Home Fire Safety for Parents with Young Children

Being a parent is a stressful job whether you stay at home or work everyday. When you got to sleep at night the last thing you want to worry about is your children’s safety. You tuck them into bed and kiss them goodnight.

If you have toddlers at home, it is very important to teach them about fires as soon as they can understand. Sadly, children five-years-old and younger are twice as likely to die in a fire. You need to take your little precious ones to the local fire department and introduce them to firefighters fully dressed in the clothing they would wear to put out a fire. We all know we would stay in a burning house until death in order to save our children. What if you are injured in a fire, and cannot get back into your house to save your child? In the dark, a child will be scared and want to hide to get away. Many firefighters find bodies in closets or under beds of children who were hiding from the fire and smoke. Make sure you tell your children they cannot hide from a fire but escape. This child will not want to come out to a strange voice or a person who looks like a monster. It will save your child’s life if he/she knows what a firefighter is.

Many fires started at home are from preschoolers are from playing with matches or lighters. Children need to be taught what damage can be done by playing with these objects and stress they are for adults only. Parents make sure, especially at night, that these things are put away to where the kids cannot get them. My children will get up in the middle of the night and get into the things and sometimes I will not hear them. I try to make sure every night that I put everything up that will cause harm to them, were parents, not perfect.

Teach your children what a smoke detector is and what to do if they hear it. Make sure all the windows are easily accessible and show the child how to open the window, but beware this could backfire. Make sure the child is old enough to know not to open the window unless there is a problem. Show them how to cover their body with a blanket to help keep from getting burned, of course stop, drop, and roll. Make a fire escape plan and act it out often so that everyone in your house knows what to do in case of a fire. Have your toddler act out what should be done if the child wakes up with a room full of smoke. Make sure the child knows that fire burns and make sure they are taught more than one way out of the house. Teach them to crawl under the smoke as low as they can. Make sure, even though this may hurt the child that they cannot go back for favorite toys or pets. This will hurt the child but it is important, so they will not try to go back in once they are out.
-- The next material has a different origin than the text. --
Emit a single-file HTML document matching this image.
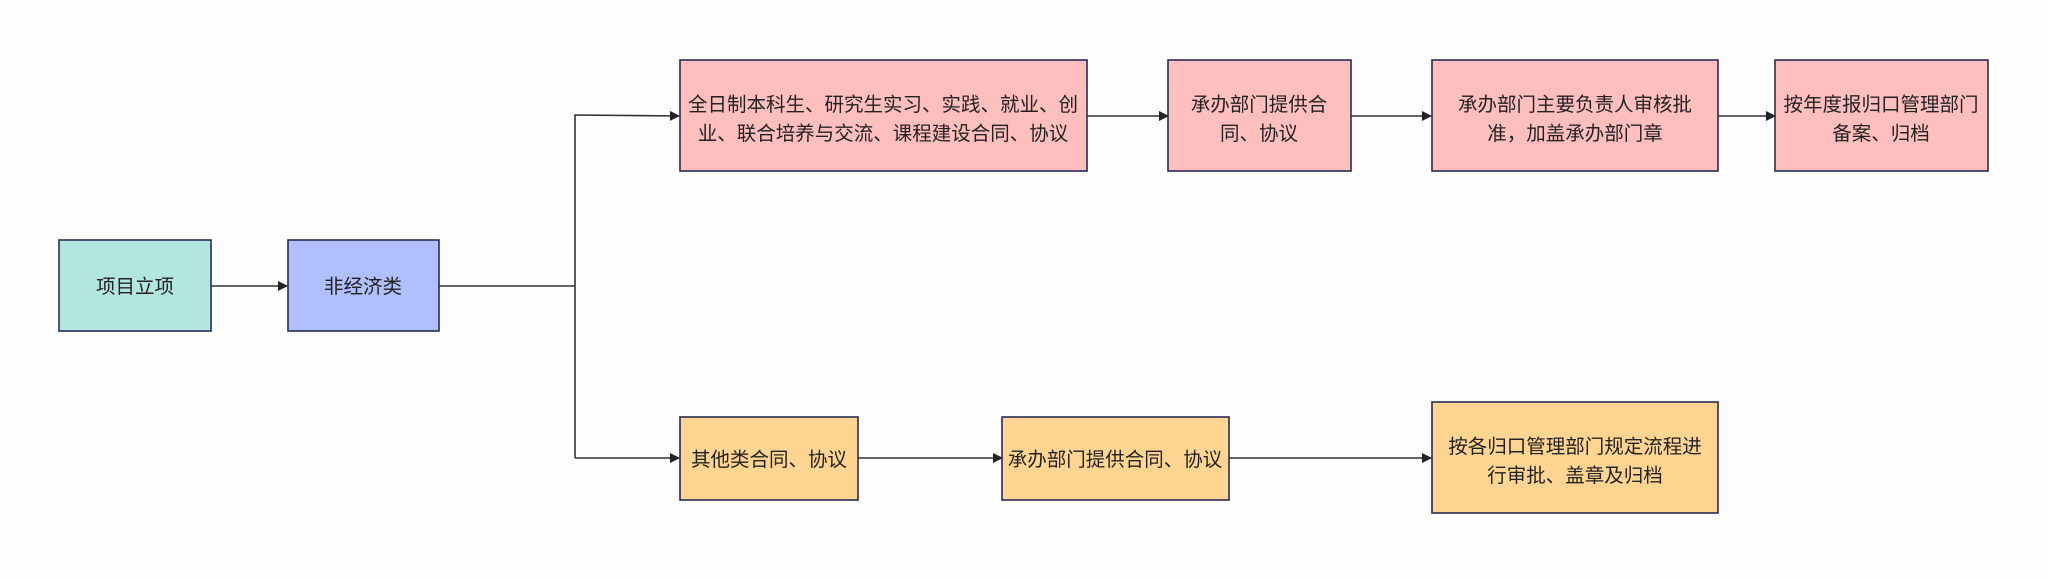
<!DOCTYPE html>
<html><head><meta charset="utf-8"><style>
html,body{margin:0;padding:0;background:#fdfdfd;}
svg text{font-family:"Liberation Sans","Noto Sans CJK SC",sans-serif;font-size:19.5px;fill:#222;text-anchor:middle;}
</style></head><body>
<svg width="2048" height="574" viewBox="0 0 2048 574" xmlns="http://www.w3.org/2000/svg">
<defs><marker id="a" markerWidth="10" markerHeight="10" refX="9" refY="5" orient="auto" markerUnits="userSpaceOnUse"><path d="M0,0 L10,5 L0,10 z" fill="#222"/></marker></defs>
<g stroke="#333" stroke-width="1.6" fill="none">
<line x1="211" y1="286" x2="287" y2="286" marker-end="url(#a)"/>
<polyline points="439,286 575,286"/>
<polyline points="575,458 575,115 679,116" marker-end="url(#a)"/>
<polyline points="575,458 679,458" marker-end="url(#a)"/>
<line x1="1087" y1="116" x2="1168" y2="116" marker-end="url(#a)"/>
<line x1="1351" y1="116" x2="1431" y2="116" marker-end="url(#a)"/>
<line x1="1718" y1="116" x2="1775" y2="116" marker-end="url(#a)"/>
<line x1="858" y1="458" x2="1002" y2="458" marker-end="url(#a)"/>
<line x1="1229" y1="458" x2="1431" y2="458" marker-end="url(#a)"/>
</g>
<g stroke="#2a2a55" stroke-width="1.6">
<rect x="59" y="240" width="152" height="91" fill="#b3e6df"/>
<rect x="288" y="240" width="151" height="91" fill="#b0bfff"/>
<rect x="680" y="60" width="407" height="111" fill="#ffbfbf"/>
<rect x="1168" y="60" width="183" height="111" fill="#ffbfbf"/>
<rect x="1432" y="60" width="286" height="111" fill="#ffbfbf"/>
<rect x="1775" y="60" width="213" height="111" fill="#ffbfbf"/>
<rect x="680" y="417" width="178" height="83" fill="#ffd591"/>
<rect x="1002" y="417" width="227" height="83" fill="#ffd591"/>
<rect x="1432" y="402" width="286" height="111" fill="#ffd591"/>
</g>
<text x="135" y="293">项目立项</text>
<text x="363" y="293">非经济类</text>
<text x="883" y="111">全日制本科生、研究生实习、实践、就业、创</text>
<text x="883" y="140">业、联合培养与交流、课程建设合同、协议</text>
<text x="1259" y="111">承办部门提供合</text>
<text x="1259" y="140">同、协议</text>
<text x="1575" y="111">承办部门主要负责人审核批</text>
<text x="1575" y="140">准，加盖承办部门章</text>
<text x="1881" y="111">按年度报归口管理部门</text>
<text x="1881" y="140">备案、归档</text>
<text x="769" y="466">其他类合同、协议</text>
<text x="1115" y="466">承办部门提供合同、协议</text>
<text x="1575" y="453">按各归口管理部门规定流程进</text>
<text x="1575" y="482">行审批、盖章及归档</text>
</svg>
</body></html>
Fire safety is not the only thing young children need to be aware of. Police officers are also an important part of the safety of our children. We have stressed to our children strangers are bad news. When I was younger, I took the wrong bus home from school and got off the bus miles away from where I lived. I walked along a country road for hours not knowing how to get home. This one lady who was delivering news papers kept stopping and asking me if I needed help, but because I was not suppose to talk to strangers I would tell her no. I walked until it was almost dark and I finally got into the car with her and she took me to where my parents had recently moved. You cannot do that anymore. So what happens if they get lost? Whom will they turn too? When I was a child, we could roam the stores without our parents without any fears. Now day’s kids are snatched out of the buggies when unsuspecting parents turn their backs for a few seconds. Introduce your children to police officers, security guards, any one with a name tag that could help them in the case they get lost. Tell them they should never leave the store without finding you. Make a plan that if they do get lost to go to a certain spot in the store to wait for you. Practice this several times. I have small children and I use the controversial child leash when we go anywhere that requires a lot of walking or a large crowd. I have gotten many comments both good and bad, but at least I know I have a hold of my child.

There are a lot of things we as parents overlook about safety. It is important to educate yourself and your family on things that could happen. Each and every family that has been through a tragedy feels the same way we all do, they did not think it could happen to them. Remember we are Parents not perfect.